» MATERIAL PROVIDED:
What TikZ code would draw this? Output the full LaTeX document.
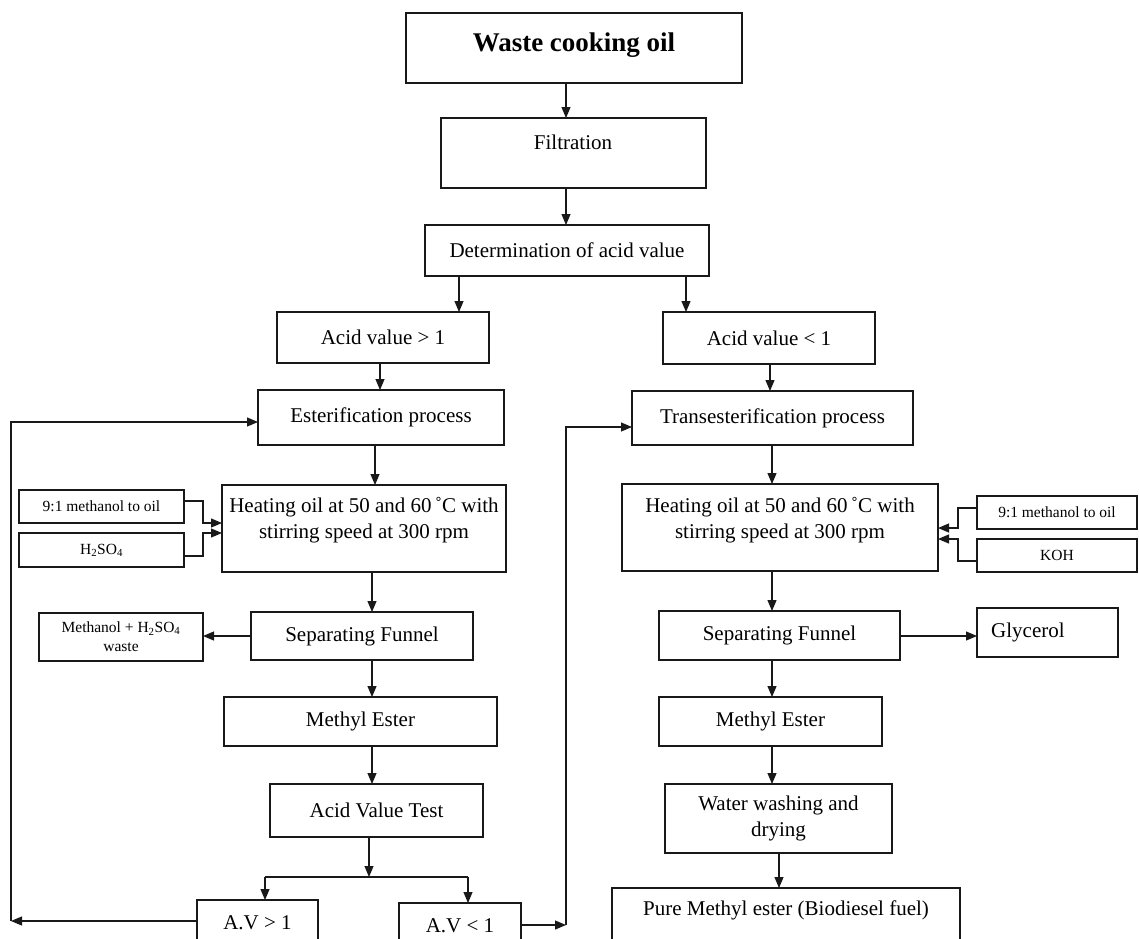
\documentclass[tikz,border=0pt]{standalone}
\usepackage{fontspec}
\setmainfont{Liberation Serif}
\usetikzlibrary{arrows.meta}
\newcommand\fmain{\fontsize{21}{25.5}\selectfont}
\newcommand\fsmall{\fontsize{15.5}{19}\selectfont}
\newcommand\ftitle{\bfseries\fontsize{27}{32}\selectfont}
\newcommand\mkbox[6]{\node[box,minimum width={#4pt-#2pt},minimum height={#5pt-#3pt}] (#1) at ({(#2+#4)/2},{(#3+#5)/2}) {#6};}
\begin{document}
\begin{tikzpicture}[x=1pt,y=-1pt,
  box/.style={draw=black!90,line width=1.1pt,rectangle,inner sep=0pt,outer sep=0pt,align=center,font=\fmain},
  sbox/.style={box,font=\fsmall},
  txt/.style={inner sep=0pt,align=center,font=\fmain},
  arr/.style={draw=black!90,line width=1.1pt,-{Triangle[length=11pt,width=9pt]}},
  ln/.style={draw=black!90,line width=1.1pt}]
\useasboundingbox (0,0) rectangle (1139,938);
\clip (0,0) rectangle (1139,938);
% boxes
\mkbox{waste}{406}{13}{742}{83}{}
\node[txt,font=\ftitle] at (574,45) {Waste cooking oil};
\mkbox{filt}{441}{118}{706}{188}{}
\node[txt] at (573,142) {Filtration};
\mkbox{det}{425}{225}{709}{276}{Determination of acid value}
\mkbox{ag}{277}{312}{489}{363}{Acid value > 1}
\mkbox{al}{663}{312}{875}{364}{Acid value < 1}
\mkbox{est}{258}{390}{504}{445}{Esterification process}
\mkbox{tra}{632}{391}{913}{445}{Transesterification process}
\mkbox{heL}{222}{485}{506}{572}{}
\node[txt] at (364,520) {Heating oil at 50 and 60\,˚C with\\stirring speed at 300 rpm};
\mkbox{heR}{622}{484}{938}{571}{}
\node[txt] at (780,520) {Heating oil at 50 and 60\,˚C with\\stirring speed at 300 rpm};
\node[sbox,minimum width=165pt,minimum height=33pt] (m1L) at (101.5,506.5) {9:1 methanol to oil};
\node[sbox,minimum width=165pt,minimum height=34pt] (h2s) at (101.5,550) {H\textsubscript{2}SO\textsubscript{4}};
\node[sbox,minimum width=160pt,minimum height=33pt] (m1R) at (1057,512.5) {9:1 methanol to oil};
\node[sbox,minimum width=160pt,minimum height=33pt] (koh) at (1057,555.5) {KOH};
\mkbox{spL}{251}{612}{473}{660}{Separating Funnel}
\node[sbox,minimum width=164pt,minimum height=48pt] (wst) at (121,637) {Methanol + H\textsubscript{2}SO\textsubscript{4}\\waste};
\mkbox{spR}{659}{611}{900}{660}{Separating Funnel}
\mkbox{gly}{977}{608}{1118}{657}{}
\node[txt,anchor=west] at (991,632) {Glycerol};
\mkbox{meL}{224}{697}{497}{746}{Methyl Ester}
\mkbox{meR}{659}{697}{882}{746}{Methyl Ester}
\mkbox{avt}{270}{784}{483}{837}{Acid Value Test}
\mkbox{wat}{665}{784}{892}{853}{Water washing and\\drying}
\mkbox{avg}{197}{900}{318}{946}{A.V > 1}
\mkbox{avl}{399}{903}{521}{949}{A.V < 1}
\mkbox{pure}{612}{888}{960}{960}{}
\node[txt] at (786,910) {Pure Methyl ester (Biodiesel fuel)};
% connectors
\draw[arr] (566,0 |- waste.south) -- (566,0 |- filt.north);
\draw[arr] (566,0 |- filt.south) -- (566,0 |- det.north);
\draw[arr] (459,0 |- det.south) -- (459,0 |- ag.north);
\draw[arr] (686,0 |- det.south) -- (686,0 |- al.north);
\draw[arr] (380,0 |- ag.south) -- (380,0 |- est.north);
\draw[arr] (770,0 |- al.south) -- (770,0 |- tra.north);
\draw[arr] (375,0 |- est.south) -- (375,0 |- heL.north);
\draw[arr] (772,0 |- tra.south) -- (772,0 |- heR.north);
\draw[arr] (372,0 |- heL.south) -- (372,0 |- spL.north);
\draw[arr] (772,0 |- heR.south) -- (772,0 |- spR.north);
\draw[arr] (372,0 |- spL.south) -- (372,0 |- meL.north);
\draw[arr] (772,0 |- spR.south) -- (772,0 |- meR.north);
\draw[arr] (372,0 |- meL.south) -- (372,0 |- avt.north);
\draw[arr] (772,0 |- meR.south) -- (772,0 |- wat.north);
\draw[arr] (779,0 |- wat.south) -- (779,0 |- pure.north);
\coordinate (j) at (369,877);
\coordinate (j1) at (265,877);
\coordinate (j2) at (468,877);
\draw[arr] (j |- avt.south) -- (j);
\draw[ln] (j1) -- (j2);
\draw[arr] (j1) -- (j1 |- avg.north);
\draw[arr] (j2) -- (j2 |- avl.north);
\draw[arr] (spL.west |- 0,636) -- (wst.east |- 0,636);
\draw[arr] (spR.east |- 0,636) -- (gly.west |- 0,636);
\draw[arr] (m1L.east |- 0,501) -| (203,523) -- (heL.west |- 0,523);
\draw[arr] (h2s.east |- 0,556) -| (203,533) -- (heL.west |- 0,533);
\draw[arr] (m1R.west |- 0,508) -| (958,528) -- (heR.east |- 0,528);
\draw[arr] (koh.west |- 0,561) -| (958,539) -- (heR.east |- 0,539);
\coordinate (lb) at (11,921);
\coordinate (lt) at (11,422);
\draw[arr] (avg.west |- lb) -- (lb);
\draw[arr] (lb) -- (lt) -- (est.west |- lt);
\coordinate (rb) at (566,925);
\coordinate (rt) at (566,427);
\draw[arr] (avl.east |- rb) -- (rb);
\draw[arr] (rb) -- (rt) -- (tra.west |- rt);
\end{tikzpicture}
\end{document}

» WHAT THE TASK ASKS:
All of the data above should be quoted exactly, except for the pictures.

» REPLY TO THE TASK:
What TikZ code would draw this? Output the full LaTeX document.
\documentclass[tikz,border=0pt]{standalone}
\usepackage{fontspec}
\setmainfont{Liberation Serif}
\usetikzlibrary{arrows.meta}
\newcommand\fmain{\fontsize{21}{25.5}\selectfont}
\newcommand\fsmall{\fontsize{15.5}{19}\selectfont}
\newcommand\ftitle{\bfseries\fontsize{27}{32}\selectfont}
\newcommand\mkbox[6]{\node[box,minimum width={#4pt-#2pt},minimum height={#5pt-#3pt}] (#1) at ({(#2+#4)/2},{(#3+#5)/2}) {#6};}
\begin{document}
\begin{tikzpicture}[x=1pt,y=-1pt,
  box/.style={draw=black!90,line width=1.1pt,rectangle,inner sep=0pt,outer sep=0pt,align=center,font=\fmain},
  sbox/.style={box,font=\fsmall},
  txt/.style={inner sep=0pt,align=center,font=\fmain},
  arr/.style={draw=black!90,line width=1.1pt,-{Triangle[length=11pt,width=9pt]}},
  ln/.style={draw=black!90,line width=1.1pt}]
\useasboundingbox (0,0) rectangle (1139,938);
\clip (0,0) rectangle (1139,938);
% boxes
\mkbox{waste}{406}{13}{742}{83}{}
\node[txt,font=\ftitle] at (574,45) {Waste cooking oil};
\mkbox{filt}{441}{118}{706}{188}{}
\node[txt] at (573,142) {Filtration};
\mkbox{det}{425}{225}{709}{276}{Determination of acid value}
\mkbox{ag}{277}{312}{489}{363}{Acid value > 1}
\mkbox{al}{663}{312}{875}{364}{Acid value < 1}
\mkbox{est}{258}{390}{504}{445}{Esterification process}
\mkbox{tra}{632}{391}{913}{445}{Transesterification process}
\mkbox{heL}{222}{485}{506}{572}{}
\node[txt] at (364,520) {Heating oil at 50 and 60\,˚C with\\stirring speed at 300 rpm};
\mkbox{heR}{622}{484}{938}{571}{}
\node[txt] at (780,520) {Heating oil at 50 and 60\,˚C with\\stirring speed at 300 rpm};
\node[sbox,minimum width=165pt,minimum height=33pt] (m1L) at (101.5,506.5) {9:1 methanol to oil};
\node[sbox,minimum width=165pt,minimum height=34pt] (h2s) at (101.5,550) {H\textsubscript{2}SO\textsubscript{4}};
\node[sbox,minimum width=160pt,minimum height=33pt] (m1R) at (1057,512.5) {9:1 methanol to oil};
\node[sbox,minimum width=160pt,minimum height=33pt] (koh) at (1057,555.5) {KOH};
\mkbox{spL}{251}{612}{473}{660}{Separating Funnel}
\node[sbox,minimum width=164pt,minimum height=48pt] (wst) at (121,637) {Methanol + H\textsubscript{2}SO\textsubscript{4}\\waste};
\mkbox{spR}{659}{611}{900}{660}{Separating Funnel}
\mkbox{gly}{977}{608}{1118}{657}{}
\node[txt,anchor=west] at (991,632) {Glycerol};
\mkbox{meL}{224}{697}{497}{746}{Methyl Ester}
\mkbox{meR}{659}{697}{882}{746}{Methyl Ester}
\mkbox{avt}{270}{784}{483}{837}{Acid Value Test}
\mkbox{wat}{665}{784}{892}{853}{Water washing and\\drying}
\mkbox{avg}{197}{900}{318}{946}{A.V > 1}
\mkbox{avl}{399}{903}{521}{949}{A.V < 1}
\mkbox{pure}{612}{888}{960}{960}{}
\node[txt] at (786,910) {Pure Methyl ester (Biodiesel fuel)};
% connectors
\draw[arr] (566,0 |- waste.south) -- (566,0 |- filt.north);
\draw[arr] (566,0 |- filt.south) -- (566,0 |- det.north);
\draw[arr] (459,0 |- det.south) -- (459,0 |- ag.north);
\draw[arr] (686,0 |- det.south) -- (686,0 |- al.north);
\draw[arr] (380,0 |- ag.south) -- (380,0 |- est.north);
\draw[arr] (770,0 |- al.south) -- (770,0 |- tra.north);
\draw[arr] (375,0 |- est.south) -- (375,0 |- heL.north);
\draw[arr] (772,0 |- tra.south) -- (772,0 |- heR.north);
\draw[arr] (372,0 |- heL.south) -- (372,0 |- spL.north);
\draw[arr] (772,0 |- heR.south) -- (772,0 |- spR.north);
\draw[arr] (372,0 |- spL.south) -- (372,0 |- meL.north);
\draw[arr] (772,0 |- spR.south) -- (772,0 |- meR.north);
\draw[arr] (372,0 |- meL.south) -- (372,0 |- avt.north);
\draw[arr] (772,0 |- meR.south) -- (772,0 |- wat.north);
\draw[arr] (779,0 |- wat.south) -- (779,0 |- pure.north);
\coordinate (j) at (369,877);
\coordinate (j1) at (265,877);
\coordinate (j2) at (468,877);
\draw[arr] (j |- avt.south) -- (j);
\draw[ln] (j1) -- (j2);
\draw[arr] (j1) -- (j1 |- avg.north);
\draw[arr] (j2) -- (j2 |- avl.north);
\draw[arr] (spL.west |- 0,636) -- (wst.east |- 0,636);
\draw[arr] (spR.east |- 0,636) -- (gly.west |- 0,636);
\draw[arr] (m1L.east |- 0,501) -| (203,523) -- (heL.west |- 0,523);
\draw[arr] (h2s.east |- 0,556) -| (203,533) -- (heL.west |- 0,533);
\draw[arr] (m1R.west |- 0,508) -| (958,528) -- (heR.east |- 0,528);
\draw[arr] (koh.west |- 0,561) -| (958,539) -- (heR.east |- 0,539);
\coordinate (lb) at (11,921);
\coordinate (lt) at (11,422);
\draw[arr] (avg.west |- lb) -- (lb);
\draw[arr] (lb) -- (lt) -- (est.west |- lt);
\coordinate (rb) at (566,925);
\coordinate (rt) at (566,427);
\draw[arr] (avl.east |- rb) -- (rb);
\draw[arr] (rb) -- (rt) -- (tra.west |- rt);
\end{tikzpicture}
\end{document}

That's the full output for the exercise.